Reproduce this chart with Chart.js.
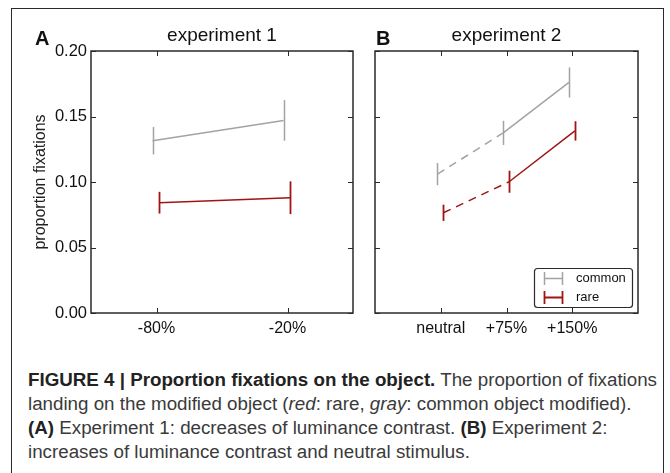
<!DOCTYPE html>
<html>
<head>
<meta charset="utf-8">
<script src="https://cdn.jsdelivr.net/npm/chart.js@4.4.1/dist/chart.umd.min.js"></script>
<style>
  html, body { margin: 0; padding: 0; background: #fff; }
  body { width: 670px; height: 473px; position: relative; overflow: hidden; font-family: "Liberation Sans", Arial, sans-serif; }
  #frame { position: absolute; left: 11px; top: 8px; width: 653px; height: 480px; border: 1.5px solid #2a2a2a; box-sizing: border-box; }
  canvas { position: absolute; top: 0; }
  #cA { left: 0; }
  #cB { left: 360px; }
  .cap { position: absolute; left: 28px; white-space: nowrap; font-size: 18px; line-height: 24px; color: #3a3a3a; transform-origin: 0 50%; }
  .cap b { color: #222; }
</style>
</head>
<body>
<div id="frame"></div>
<canvas id="cA" width="360" height="340"></canvas>
<canvas id="cB" width="310" height="340"></canvas>

<div class="cap" style="top:368px"><span><b>FIGURE 4 | Proportion fixations on the object.</b> The proportion of fixations</span></div>
<div class="cap" style="top:392px"><span>landing on the modified object (<i>red</i>: rare, <i>gray</i>: common object modified).</span></div>
<div class="cap" style="top:416px"><span><b>(A)</b> Experiment 1: decreases of luminance contrast. <b>(B)</b> Experiment 2:</span></div>
<div class="cap" style="top:440px"><span>increases of luminance contrast and neutral stimulus.</span></div>

<script>
// ---------------- data ----------------
const catsA = ['-80%', '-20%'];
const commonA = [0.1315, 0.147];
const commonAErr = [0.0105, 0.0155];
const rareA = [0.0842, 0.088];
const rareAErr = [0.0083, 0.0125];

const catsB = ['neutral', '+75%', '+150%'];
const commonB = [0.106, 0.1375, 0.176];
const commonBErr = [0.0085, 0.0092, 0.0115];
const rareB = [0.0765, 0.1002, 0.139];
const rareBErr = [0.0062, 0.0084, 0.0074];

const yTicks = [0, 0.05, 0.10, 0.15, 0.20];

// ---------------- style ----------------
const GRAY = '#a3a3a3';
const RED = '#a01414';
const INK = '#2a2a2a';
const FONT = '"Liberation Sans", Arial, sans-serif';

// draws box, inward ticks, error bars, titles and legend
const panelDeco = {
  id: 'panelDeco',
  afterDatasetsDraw(chart, args, o) {
    const ctx = chart.ctx, ca = chart.chartArea;
    const xs = chart.scales.x, ys = chart.scales.y;
    ctx.save();

    // error bars
    chart.data.datasets.forEach((ds, di) => {
      const meta = chart.getDatasetMeta(di);
      ctx.strokeStyle = ds.borderColor;
      ctx.lineWidth = ds.errWidth;
      meta.data.forEach((pt, i) => {
        const v = ds.data[i].y, e = ds.err[i];
        const x = Math.round(pt.x) + 0.5;
        ctx.beginPath();
        ctx.moveTo(x, ys.getPixelForValue(v + e));
        ctx.lineTo(x, ys.getPixelForValue(v - e));
        ctx.stroke();
      });
    });

    // axes box
    ctx.strokeStyle = INK;
    ctx.lineWidth = 1.5;
    ctx.strokeRect(ca.left, ca.top, ca.right - ca.left, ca.bottom - ca.top);

    // inward ticks
    ctx.lineWidth = 1;
    const tl = 5;
    ys.ticks.forEach(t => {
      const y = Math.round(ys.getPixelForValue(t.value)) + 0.5;
      ctx.beginPath();
      ctx.moveTo(ca.left, y); ctx.lineTo(ca.left + tl, y);
      ctx.moveTo(ca.right, y); ctx.lineTo(ca.right - tl, y);
      ctx.stroke();
    });
    xs.ticks.forEach(t => {
      const x = Math.round(xs.getPixelForValue(t.value)) + 0.5;
      ctx.beginPath();
      ctx.moveTo(x, ca.bottom); ctx.lineTo(x, ca.bottom - tl);
      ctx.moveTo(x, ca.top); ctx.lineTo(x, ca.top + tl);
      ctx.stroke();
    });

    // panel letter + title
    ctx.fillStyle = '#111';
    ctx.textBaseline = 'alphabetic';
    ctx.textAlign = 'left';
    ctx.font = 'bold 20px ' + FONT;
    ctx.fillText(o.letter, o.letterX, 45);
    ctx.textAlign = 'center';
    ctx.font = '19px ' + FONT;
    ctx.fillText(o.title, (ca.left + ca.right) / 2, 41);

    // y title
    if (o.yTitle) {
      ctx.save();
      ctx.translate(45, (ca.top + ca.bottom) / 2);
      ctx.rotate(-Math.PI / 2);
      ctx.font = '16px ' + FONT;
      ctx.fillStyle = '#222';
      ctx.fillText(o.yTitle, 0, 0);
      ctx.restore();
    }

    // legend
    if (o.legend) {
      const w = 98, h = 39;
      const bx = ca.right - 6 - w, by = ca.bottom - 6 - h;
      ctx.strokeStyle = INK;
      ctx.lineWidth = 1.2;
      ctx.beginPath();
      ctx.roundRect(bx + 0.5, by + 0.5, w, h, 3);
      ctx.stroke();
      ctx.font = '13px ' + FONT;
      ctx.textAlign = 'left';
      ctx.textBaseline = 'middle';
      chart.data.datasets.forEach((ds, i) => {
        const cy = Math.round(by + 10 + i * 19) + 0.5;
        ctx.strokeStyle = ds.borderColor;
        ctx.lineWidth = ds.errWidth;
        ctx.beginPath();
        ctx.moveTo(bx + 10, cy); ctx.lineTo(bx + 29, cy);
        ctx.moveTo(bx + 10.5, cy - 6.5); ctx.lineTo(bx + 10.5, cy + 6.5);
        ctx.moveTo(bx + 28.5, cy - 6.5); ctx.lineTo(bx + 28.5, cy + 6.5);
        ctx.stroke();
        ctx.fillStyle = '#111';
        ctx.fillText(ds.label, bx + 42, cy);
      });
    }
    ctx.restore();
  }
};

function pts(vals, shift) {
  return vals.map((v, i) => ({ x: i + shift, y: v }));
}

function makePanel(id, cats, xMin, xMax, datasets, yw, padRight, deco, showY) {
  return new Chart(document.getElementById(id), {
    type: 'line',
    data: { datasets: datasets },
    options: {
      responsive: false,
      animation: false,
      devicePixelRatio: 1,
      layout: { padding: { top: 51, right: padRight, left: 0, bottom: 0 } },
      elements: { point: { radius: 0 }, line: { tension: 0 } },
      plugins: { legend: { display: false }, tooltip: { enabled: false }, panelDeco: deco },
      scales: {
        x: {
          type: 'linear', min: xMin, max: xMax,
          grid: { display: false, drawTicks: false }, border: { display: false },
          afterBuildTicks: s => { s.ticks = cats.map((c, i) => ({ value: i })); },
          afterFit: s => { s.height = 27; },
          ticks: { autoSkip: false, maxRotation: 0, padding: 6, color: '#111',
                   font: { family: FONT, size: 16 }, callback: v => cats[v] }
        },
        y: {
          min: 0, max: 0.2,
          grid: { display: false, drawTicks: false }, border: { display: false },
          afterBuildTicks: s => { s.ticks = yTicks.map(v => ({ value: v })); },
          afterFit: s => { s.width = yw; },
          ticks: { display: showY, padding: 4, color: '#111',
                   font: { family: FONT, size: 16.5 }, callback: v => v.toFixed(2) }
        }
      }
    },
    plugins: [panelDeco]
  });
}

const dashFirst = { borderDash: c => c.p0DataIndex === 0 ? [8, 6] : undefined };

makePanel('cA', catsA, -0.5, 1.5, [
  { label: 'common', data: pts(commonA, -0.03), err: commonAErr, borderColor: GRAY, borderWidth: 1.5, errWidth: 1.5 },
  { label: 'rare', data: pts(rareA, 0.02), err: rareAErr, borderColor: RED, borderWidth: 1.5, errWidth: 1.8 }
], 91, 7, { letter: 'A', letterX: 35, title: 'experiment 1', yTitle: 'proportion fixations' }, true);

makePanel('cB', catsB, -1, 3, [
  { label: 'common', data: pts(commonB, -0.05), err: commonBErr, borderColor: GRAY, borderWidth: 1.5, errWidth: 1.5, segment: dashFirst },
  { label: 'rare', data: pts(rareB, 0.04), err: rareBErr, borderColor: RED, borderWidth: 1.5, errWidth: 1.8, segment: dashFirst }
], 15, 32, { letter: 'B', letterX: 16, title: 'experiment 2', legend: true }, false);

// condensed caption face: one horizontal squeeze for every line, set by the first line
const caps = document.querySelectorAll('.cap');
const squeeze = 629 / caps[0].firstElementChild.getBoundingClientRect().width;
caps.forEach(d => { d.style.transform = 'scaleX(' + squeeze + ')'; });
</script>
</body>
</html>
::::::::::
**DO THIS**
Exactly reproduce the run of lines from the start of the listing through the line with "const yTicks = [0, 0.05, 0.10, 0.15, 0.20];", inclusive; pictures are not copied.

**COMPLETED EXERCISE**
Reproduce this chart with Chart.js.
<!DOCTYPE html>
<html>
<head>
<meta charset="utf-8">
<script src="https://cdn.jsdelivr.net/npm/chart.js@4.4.1/dist/chart.umd.min.js"></script>
<style>
  html, body { margin: 0; padding: 0; background: #fff; }
  body { width: 670px; height: 473px; position: relative; overflow: hidden; font-family: "Liberation Sans", Arial, sans-serif; }
  #frame { position: absolute; left: 11px; top: 8px; width: 653px; height: 480px; border: 1.5px solid #2a2a2a; box-sizing: border-box; }
  canvas { position: absolute; top: 0; }
  #cA { left: 0; }
  #cB { left: 360px; }
  .cap { position: absolute; left: 28px; white-space: nowrap; font-size: 18px; line-height: 24px; color: #3a3a3a; transform-origin: 0 50%; }
  .cap b { color: #222; }
</style>
</head>
<body>
<div id="frame"></div>
<canvas id="cA" width="360" height="340"></canvas>
<canvas id="cB" width="310" height="340"></canvas>

<div class="cap" style="top:368px"><span><b>FIGURE 4 | Proportion fixations on the object.</b> The proportion of fixations</span></div>
<div class="cap" style="top:392px"><span>landing on the modified object (<i>red</i>: rare, <i>gray</i>: common object modified).</span></div>
<div class="cap" style="top:416px"><span><b>(A)</b> Experiment 1: decreases of luminance contrast. <b>(B)</b> Experiment 2:</span></div>
<div class="cap" style="top:440px"><span>increases of luminance contrast and neutral stimulus.</span></div>

<script>
// ---------------- data ----------------
const catsA = ['-80%', '-20%'];
const commonA = [0.1315, 0.147];
const commonAErr = [0.0105, 0.0155];
const rareA = [0.0842, 0.088];
const rareAErr = [0.0083, 0.0125];

const catsB = ['neutral', '+75%', '+150%'];
const commonB = [0.106, 0.1375, 0.176];
const commonBErr = [0.0085, 0.0092, 0.0115];
const rareB = [0.0765, 0.1002, 0.139];
const rareBErr = [0.0062, 0.0084, 0.0074];

const yTicks = [0, 0.05, 0.10, 0.15, 0.20];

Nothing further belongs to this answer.